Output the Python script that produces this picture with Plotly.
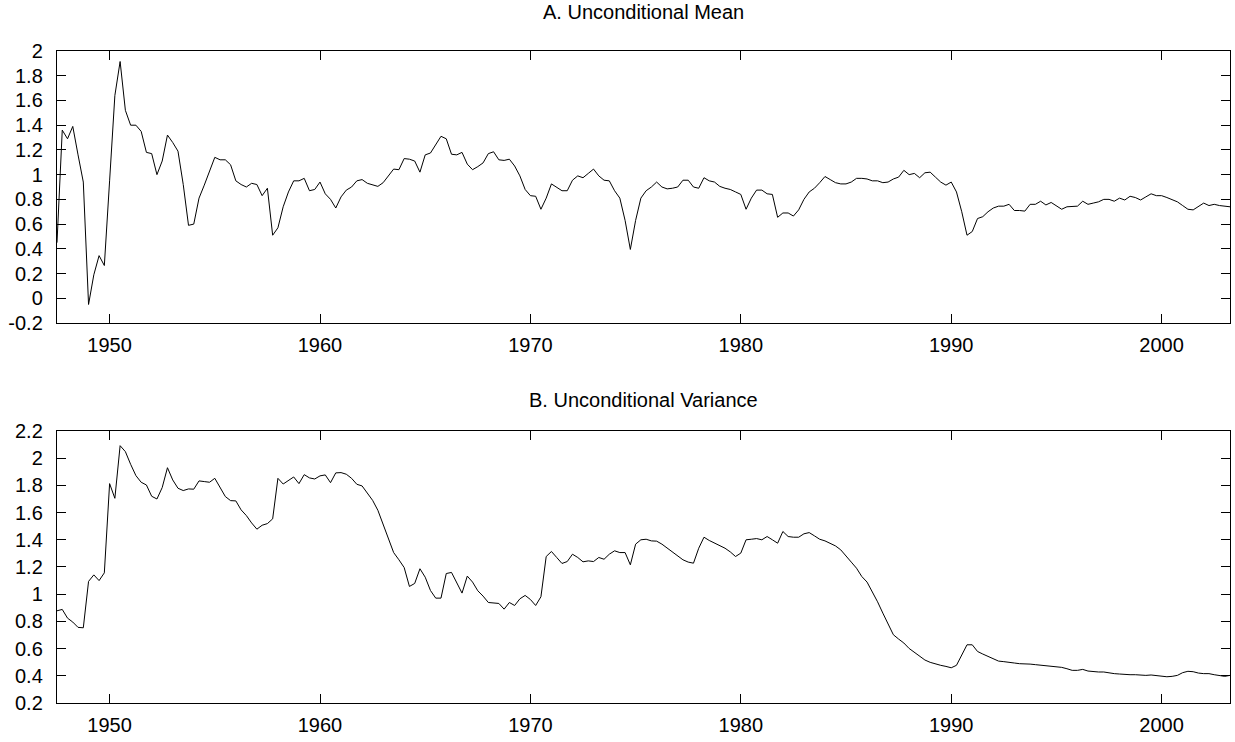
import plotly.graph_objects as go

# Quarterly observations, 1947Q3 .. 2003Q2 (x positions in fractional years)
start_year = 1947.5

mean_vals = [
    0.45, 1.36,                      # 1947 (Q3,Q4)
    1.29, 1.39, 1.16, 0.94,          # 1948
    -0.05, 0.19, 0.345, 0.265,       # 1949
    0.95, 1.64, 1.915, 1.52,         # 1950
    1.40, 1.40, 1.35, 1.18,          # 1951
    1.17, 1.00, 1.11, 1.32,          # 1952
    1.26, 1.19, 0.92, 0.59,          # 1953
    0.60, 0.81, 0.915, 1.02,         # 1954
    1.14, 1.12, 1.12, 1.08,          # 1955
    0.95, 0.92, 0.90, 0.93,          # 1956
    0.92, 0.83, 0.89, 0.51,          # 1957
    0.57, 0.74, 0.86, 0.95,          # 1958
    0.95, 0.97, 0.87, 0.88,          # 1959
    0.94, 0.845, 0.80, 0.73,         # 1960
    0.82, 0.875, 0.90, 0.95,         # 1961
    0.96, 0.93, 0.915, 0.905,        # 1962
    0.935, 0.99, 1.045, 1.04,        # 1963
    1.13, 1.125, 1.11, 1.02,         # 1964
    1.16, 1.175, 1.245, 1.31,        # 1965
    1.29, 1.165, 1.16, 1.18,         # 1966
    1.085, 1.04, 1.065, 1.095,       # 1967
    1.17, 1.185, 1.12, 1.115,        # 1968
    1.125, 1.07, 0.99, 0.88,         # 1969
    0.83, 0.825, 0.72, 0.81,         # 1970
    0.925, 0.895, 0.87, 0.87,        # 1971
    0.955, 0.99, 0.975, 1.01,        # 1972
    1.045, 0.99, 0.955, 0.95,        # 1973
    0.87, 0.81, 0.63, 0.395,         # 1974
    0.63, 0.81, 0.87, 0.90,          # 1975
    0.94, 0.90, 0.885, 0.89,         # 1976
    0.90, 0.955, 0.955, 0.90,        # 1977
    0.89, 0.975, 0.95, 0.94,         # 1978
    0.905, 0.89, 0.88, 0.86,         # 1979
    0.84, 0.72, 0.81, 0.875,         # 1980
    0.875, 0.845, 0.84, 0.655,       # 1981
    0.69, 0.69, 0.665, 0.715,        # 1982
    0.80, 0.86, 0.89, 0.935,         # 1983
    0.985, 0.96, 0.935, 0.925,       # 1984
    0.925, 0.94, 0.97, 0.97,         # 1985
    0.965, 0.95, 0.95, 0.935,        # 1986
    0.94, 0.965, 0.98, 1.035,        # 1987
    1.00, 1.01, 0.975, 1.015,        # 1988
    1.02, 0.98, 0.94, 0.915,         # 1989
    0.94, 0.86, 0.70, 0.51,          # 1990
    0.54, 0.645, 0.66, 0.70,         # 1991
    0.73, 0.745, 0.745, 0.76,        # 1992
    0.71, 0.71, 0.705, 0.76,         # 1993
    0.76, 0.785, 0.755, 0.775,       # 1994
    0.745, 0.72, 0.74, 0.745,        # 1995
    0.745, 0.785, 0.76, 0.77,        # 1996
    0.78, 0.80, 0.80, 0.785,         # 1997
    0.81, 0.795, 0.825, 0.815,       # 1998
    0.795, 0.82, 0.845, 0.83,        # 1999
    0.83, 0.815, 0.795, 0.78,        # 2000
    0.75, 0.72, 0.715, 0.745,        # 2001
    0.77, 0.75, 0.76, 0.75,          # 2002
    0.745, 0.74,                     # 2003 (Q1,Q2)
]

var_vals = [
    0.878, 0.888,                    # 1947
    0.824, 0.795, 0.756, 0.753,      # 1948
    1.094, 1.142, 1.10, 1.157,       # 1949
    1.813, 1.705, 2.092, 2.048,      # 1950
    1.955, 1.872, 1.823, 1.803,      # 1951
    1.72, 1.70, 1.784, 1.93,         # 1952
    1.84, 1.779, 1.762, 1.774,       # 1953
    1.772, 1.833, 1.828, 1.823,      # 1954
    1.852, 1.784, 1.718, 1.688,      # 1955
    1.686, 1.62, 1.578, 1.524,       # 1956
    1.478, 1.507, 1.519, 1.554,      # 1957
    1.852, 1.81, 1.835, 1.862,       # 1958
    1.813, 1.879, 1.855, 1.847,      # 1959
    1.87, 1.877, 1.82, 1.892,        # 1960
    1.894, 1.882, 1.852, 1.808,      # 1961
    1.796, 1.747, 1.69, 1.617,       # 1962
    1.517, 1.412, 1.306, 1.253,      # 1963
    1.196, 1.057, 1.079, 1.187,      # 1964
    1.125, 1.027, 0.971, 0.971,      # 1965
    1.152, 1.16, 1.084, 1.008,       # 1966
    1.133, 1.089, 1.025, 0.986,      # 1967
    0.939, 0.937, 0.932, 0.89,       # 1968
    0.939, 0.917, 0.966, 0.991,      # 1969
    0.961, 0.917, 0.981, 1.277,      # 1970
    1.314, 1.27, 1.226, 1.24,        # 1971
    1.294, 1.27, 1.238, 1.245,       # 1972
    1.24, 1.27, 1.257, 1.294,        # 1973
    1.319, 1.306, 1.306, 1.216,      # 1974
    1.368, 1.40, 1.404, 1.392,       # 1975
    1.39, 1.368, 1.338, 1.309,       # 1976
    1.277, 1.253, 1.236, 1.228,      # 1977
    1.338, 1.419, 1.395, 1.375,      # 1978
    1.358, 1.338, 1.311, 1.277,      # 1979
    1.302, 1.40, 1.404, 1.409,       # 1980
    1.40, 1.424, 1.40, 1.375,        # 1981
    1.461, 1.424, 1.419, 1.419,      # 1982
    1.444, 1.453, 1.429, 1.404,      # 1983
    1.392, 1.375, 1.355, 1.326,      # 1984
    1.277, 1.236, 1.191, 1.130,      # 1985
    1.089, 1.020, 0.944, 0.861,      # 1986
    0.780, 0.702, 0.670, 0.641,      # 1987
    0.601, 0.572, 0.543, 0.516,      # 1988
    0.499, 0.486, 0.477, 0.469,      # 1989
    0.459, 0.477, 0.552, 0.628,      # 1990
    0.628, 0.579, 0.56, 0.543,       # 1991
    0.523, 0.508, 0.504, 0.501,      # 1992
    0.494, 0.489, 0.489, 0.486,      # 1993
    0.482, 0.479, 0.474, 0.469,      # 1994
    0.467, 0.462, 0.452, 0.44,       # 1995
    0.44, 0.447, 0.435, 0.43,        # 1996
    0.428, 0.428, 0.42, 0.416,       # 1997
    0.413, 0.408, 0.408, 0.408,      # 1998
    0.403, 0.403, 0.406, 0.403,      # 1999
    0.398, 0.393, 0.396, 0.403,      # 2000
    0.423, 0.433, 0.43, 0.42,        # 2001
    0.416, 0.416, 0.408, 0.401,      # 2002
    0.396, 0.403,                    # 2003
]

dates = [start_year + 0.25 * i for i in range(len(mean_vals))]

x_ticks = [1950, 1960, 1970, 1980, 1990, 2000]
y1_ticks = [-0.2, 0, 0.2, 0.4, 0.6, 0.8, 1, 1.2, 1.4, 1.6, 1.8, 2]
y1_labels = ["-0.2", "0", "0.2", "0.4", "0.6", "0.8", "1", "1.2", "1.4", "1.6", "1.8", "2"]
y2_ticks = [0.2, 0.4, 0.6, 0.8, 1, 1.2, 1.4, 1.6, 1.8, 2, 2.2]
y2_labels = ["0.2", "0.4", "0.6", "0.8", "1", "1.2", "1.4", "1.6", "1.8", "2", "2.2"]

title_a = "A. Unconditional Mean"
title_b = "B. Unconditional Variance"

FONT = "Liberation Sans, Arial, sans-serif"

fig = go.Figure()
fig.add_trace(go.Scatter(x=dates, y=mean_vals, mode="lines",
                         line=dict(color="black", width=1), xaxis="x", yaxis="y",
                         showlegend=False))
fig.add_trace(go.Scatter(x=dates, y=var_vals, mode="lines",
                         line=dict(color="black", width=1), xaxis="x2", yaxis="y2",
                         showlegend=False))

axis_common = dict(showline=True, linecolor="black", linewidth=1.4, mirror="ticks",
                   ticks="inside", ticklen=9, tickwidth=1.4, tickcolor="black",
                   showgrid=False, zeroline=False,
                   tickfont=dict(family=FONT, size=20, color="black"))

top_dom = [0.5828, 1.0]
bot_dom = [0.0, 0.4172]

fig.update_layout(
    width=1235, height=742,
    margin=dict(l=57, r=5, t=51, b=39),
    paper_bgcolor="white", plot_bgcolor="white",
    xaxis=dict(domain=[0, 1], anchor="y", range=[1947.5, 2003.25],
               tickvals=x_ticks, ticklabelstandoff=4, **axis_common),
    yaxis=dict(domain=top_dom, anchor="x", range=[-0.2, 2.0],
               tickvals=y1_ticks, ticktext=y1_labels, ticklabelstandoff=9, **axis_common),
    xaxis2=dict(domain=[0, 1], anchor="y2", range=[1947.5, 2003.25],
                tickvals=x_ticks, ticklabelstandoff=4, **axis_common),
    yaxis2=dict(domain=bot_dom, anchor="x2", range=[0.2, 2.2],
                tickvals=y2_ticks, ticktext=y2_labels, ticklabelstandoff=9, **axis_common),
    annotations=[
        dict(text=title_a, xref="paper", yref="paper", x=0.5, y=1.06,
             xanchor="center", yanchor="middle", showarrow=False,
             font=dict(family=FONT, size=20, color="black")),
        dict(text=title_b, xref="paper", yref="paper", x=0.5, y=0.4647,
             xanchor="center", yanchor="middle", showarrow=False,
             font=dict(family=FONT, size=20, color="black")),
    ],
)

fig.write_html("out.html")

▸ Exercise objective
Write down every line from the opening of the listing to the line with "start_year = 1947.5", both included, and nothing else; the pictures are omitted.

▸ Reply
Output the Python script that produces this picture with Plotly.
import plotly.graph_objects as go

# Quarterly observations, 1947Q3 .. 2003Q2 (x positions in fractional years)
start_year = 1947.5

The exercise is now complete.